# [Dataset extract]
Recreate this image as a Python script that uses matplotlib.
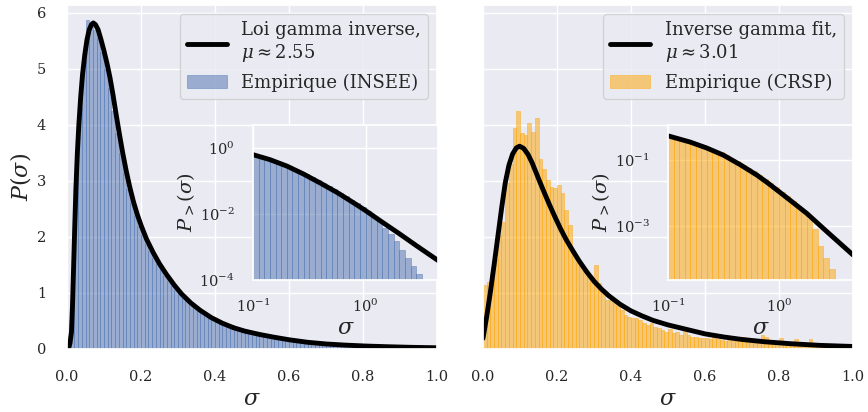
import numpy as np
import matplotlib
matplotlib.use("Agg")
import matplotlib.pyplot as plt
import seaborn as sns

sns.set_theme(style="darkgrid")
plt.rcParams["font.family"] = ["DejaVu Serif"]
plt.rcParams["mathtext.fontset"] = "dejavuserif"

# ---- histograms of sigma, bins of width 0.01 on [0, 1] ----
bin_width = 0.01
insee_density = [
    0.15, 1.1, 3.1, 4.3, 5.15, 5.87, 5.8, 5.7, 5.55, 5.3,
    5.0, 4.65, 4.25, 3.85, 3.5, 3.15, 2.85, 2.6, 2.38, 2.2,
    2.03, 1.88, 1.75, 1.63, 1.51, 1.41, 1.31, 1.22, 1.13, 1.05,
    0.98, 0.92, 0.86, 0.81, 0.76, 0.71, 0.67, 0.63, 0.59, 0.55,
    0.52, 0.49, 0.46, 0.44, 0.42, 0.40, 0.38, 0.36, 0.34, 0.32,
    0.30, 0.29, 0.27, 0.25, 0.23, 0.21, 0.20, 0.19, 0.18, 0.17,
    0.16, 0.15, 0.14, 0.135, 0.13, 0.12, 0.115, 0.11, 0.105, 0.10,
    0.095, 0.09, 0.085, 0.08, 0.076, 0.072, 0.068, 0.064, 0.06, 0.057,
    0.054, 0.051, 0.048, 0.046, 0.043, 0.041, 0.039, 0.037, 0.035, 0.033,
    0.032, 0.03, 0.029, 0.027, 0.026, 0.025, 0.024, 0.023, 0.022, 0.022,
]
crsp_density = [
    1.14, 1.2, 1.35, 1.6, 2.04, 2.27, 2.96, 3.3, 3.94, 4.24,
    3.85, 3.82, 4.03, 3.88, 4.12, 3.4, 3.22, 3.02, 2.9, 2.87,
    2.93, 2.78, 2.48, 2.22, 1.74, 1.53, 1.53, 1.4, 1.35, 1.2,
    1.5, 1.17, 1.02, 0.88, 0.88, 0.82, 0.76, 0.70, 0.61, 0.58,
    0.55, 0.55, 0.52, 0.46, 0.43, 0.46, 0.40, 0.37, 0.34, 0.31,
    0.35, 0.28, 0.30, 0.25, 0.37, 0.25, 0.22, 0.22, 0.20, 0.19,
    0.19, 0.18, 0.28, 0.17, 0.16, 0.15, 0.16, 0.14, 0.15, 0.14,
    0.22, 0.13, 0.12, 0.13, 0.11, 0.25, 0.22, 0.12, 0.11, 0.10,
    0.19, 0.10, 0.09, 0.10, 0.18, 0.08, 0.09, 0.08, 0.17, 0.07,
    0.06, 0.07, 0.06, 0.05, 0.06, 0.05, 0.05, 0.04, 0.05, 0.04,
]

# ---- fitted inverse gamma densities ----
insee_fit_sigma = [0.0, 0.004, 0.008, 0.012, 0.015, 0.018, 0.021, 0.024, 0.028, 0.032,
                   0.037, 0.042, 0.048, 0.054, 0.060, 0.066, 0.071, 0.077, 0.084, 0.092,
                   0.100, 0.108, 0.116, 0.124, 0.132, 0.140, 0.150, 0.160, 0.170, 0.180,
                   0.190, 0.200, 0.215, 0.233, 0.250, 0.269, 0.29, 0.31, 0.335, 0.36,
                   0.39, 0.42, 0.45, 0.48, 0.52, 0.56, 0.60, 0.65, 0.70, 0.75,
                   0.81, 0.87, 0.93, 1.0]
insee_fit_pdf = [0.0, 0.02, 0.10, 0.30, 0.80, 1.50, 2.20, 2.85, 3.50, 4.00,
                 4.50, 4.90, 5.25, 5.52, 5.70, 5.79, 5.82, 5.79, 5.70, 5.52,
                 5.32, 5.10, 4.85, 4.55, 4.22, 3.90, 3.52, 3.18, 2.88, 2.62,
                 2.40, 2.21, 1.96, 1.72, 1.52, 1.33, 1.14, 0.98, 0.82, 0.69,
                 0.56, 0.46, 0.38, 0.32, 0.26, 0.21, 0.165, 0.12, 0.09, 0.07,
                 0.052, 0.04, 0.03, 0.022]
crsp_fit_sigma = [0.0, 0.010, 0.020, 0.030, 0.040, 0.050, 0.060, 0.070, 0.080, 0.090,
                  0.099, 0.110, 0.122, 0.133, 0.144, 0.155, 0.167, 0.180, 0.195, 0.210,
                  0.225, 0.244, 0.26, 0.28, 0.30, 0.32, 0.34, 0.37, 0.40, 0.43,
                  0.46, 0.50, 0.55, 0.60, 0.65, 0.70, 0.76, 0.83, 0.91, 1.0]
crsp_fit_pdf = [0.19, 0.58, 1.02, 1.50, 2.00, 2.50, 2.96, 3.28, 3.48, 3.59,
                3.62, 3.58, 3.47, 3.32, 3.14, 2.96, 2.77, 2.57, 2.35, 2.14,
                1.95, 1.74, 1.57, 1.38, 1.21, 1.07, 0.95, 0.80, 0.68, 0.59,
                0.51, 0.43, 0.35, 0.27, 0.215, 0.17, 0.13, 0.095, 0.065, 0.045]

# ---- survival functions P_>(sigma), log bins of 0.05 decade from 0.1 ----
inset_log_step = 0.05
insee_surv = [0.62, 0.56, 0.50, 0.44, 0.38, 0.32, 0.28, 0.23, 0.19, 0.16,
              0.13, 0.105, 0.085, 0.069, 0.055, 0.044, 0.035, 0.027, 0.021, 0.016,
              0.012, 0.0089, 0.006, 0.0038, 0.0025, 0.0015, 0.00079, 0.00045, 0.00026, 0.00015]
crsp_surv = [0.54, 0.49, 0.45, 0.40, 0.35, 0.31, 0.27, 0.23, 0.19, 0.17,
             0.14, 0.11, 0.091, 0.072, 0.058, 0.045, 0.035, 0.027, 0.020, 0.015,
             0.011, 0.0081, 0.0058, 0.0041, 0.0028, 0.0016, 0.00079, 0.00025, 0.00011, 0.00005]

insee_surv_fit_sigma = [0.1, 0.141, 0.2, 0.282, 0.398, 0.562, 0.794, 1.0, 1.41, 2.0, 2.82, 4.4]
insee_surv_fit = [0.62, 0.44, 0.28, 0.16, 0.085, 0.044, 0.021, 0.0126, 0.0056, 0.0025, 0.0011, 0.00039]
crsp_surv_fit_sigma = [0.1, 0.158, 0.224, 0.316, 0.447, 0.631, 0.794, 1.0, 1.26, 1.78, 2.69, 4.64]
crsp_surv_fit = [0.54, 0.35, 0.23, 0.14, 0.072, 0.035, 0.020, 0.011, 0.006, 0.0024, 0.00068, 0.000132]

panels = [
    dict(density=insee_density, fit_x=insee_fit_sigma, fit_y=insee_fit_pdf,
         surv=insee_surv, sfit_x=insee_surv_fit_sigma, sfit_y=insee_surv_fit,
         color="#4C72B0", fit_label="Loi gamma inverse,\n$\\mu \\approx 2.55$",
         hist_label="Empirique (INSEE)", ins_xlim=(0.1, 4.4), ins_ylim=(1.15e-4, 4.9),
         ins_yticks=[1e0, 1e-2, 1e-4]),
    dict(density=crsp_density, fit_x=crsp_fit_sigma, fit_y=crsp_fit_pdf,
         surv=crsp_surv, sfit_x=crsp_surv_fit_sigma, sfit_y=crsp_surv_fit,
         color="orange", fit_label="Inverse gamma fit,\n$\\mu \\approx 3.01$",
         hist_label="Empirique (CRSP)", ins_xlim=(0.1, 4.64), ins_ylim=(2.3e-5, 1.15),
         ins_yticks=[1e-1, 1e-3]),
]

W, H = 868, 412
fig = plt.figure(figsize=(W / 100, H / 100), dpi=100)
main_left = [67, 483]
ins_left = [253, 668]

axes = []
for i, p in enumerate(panels):
    share = axes[0] if axes else None
    ax = fig.add_axes([main_left[i] / W, 63 / H, 370 / W, 344 / H], sharey=share)
    axes.append(ax)

    edges = np.arange(len(p["density"])) * bin_width
    ax.bar(edges, p["density"], width=bin_width, align="edge", color=p["color"],
           edgecolor=p["color"], linewidth=0.6, alpha=0.5, label=p["hist_label"])
    ax.plot(p["fit_x"], p["fit_y"], color="black", lw=3.5, label=p["fit_label"],
            solid_joinstyle="round")
    ax.set_xlim(0, 1)
    ax.set_ylim(0, 6.14)
    ax.set_xticks([0, 0.2, 0.4, 0.6, 0.8, 1.0])
    ax.tick_params(labelsize=10.5, pad=9)
    ax.set_xlabel("$\\sigma$", fontsize=16, labelpad=3)
    ax.legend(loc="upper right", fontsize=13, handlelength=2.2, labelspacing=0.5)
    if i == 0:
        ax.set_ylabel("$P(\\sigma)$", fontsize=16, labelpad=3)
    else:
        ax.tick_params(labelleft=False)

    # inset: cumulative distribution in log-log
    ins = fig.add_axes([ins_left[i] / W, 132 / H, 185 / W, 155 / H])
    log_edges = -1.0 + np.arange(len(p["surv"]) + 1) * inset_log_step
    lo, hi = 10 ** log_edges[:-1], 10 ** log_edges[1:]
    ins.bar(lo, p["surv"], width=hi - lo, align="edge", color=p["color"],
            edgecolor=p["color"], linewidth=0.6, alpha=0.5)
    ins.plot(p["sfit_x"], p["sfit_y"], color="black", lw=3.5, solid_joinstyle="round")
    ins.set_xscale("log")
    ins.set_yscale("log")
    ins.set_xlim(*p["ins_xlim"])
    ins.set_ylim(*p["ins_ylim"])
    ins.set_xticks([0.1, 1.0])
    ins.set_yticks(p["ins_yticks"])
    ins.minorticks_off()
    ins.tick_params(labelsize=10.5, pad=7)
    ins.set_xlabel("$\\sigma$", fontsize=16, labelpad=1)
    ins.set_ylabel("$P_{>}(\\sigma)$", fontsize=14, labelpad=2)

fig.savefig("out.png", dpi=100)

# [Short problem]
Return only the lines from the start of the data through the line that contains "import seaborn as sns", please, copying them exactly and omitting all pictures.

# [Correct output]
Recreate this image as a Python script that uses matplotlib.
import numpy as np
import matplotlib
matplotlib.use("Agg")
import matplotlib.pyplot as plt
import seaborn as sns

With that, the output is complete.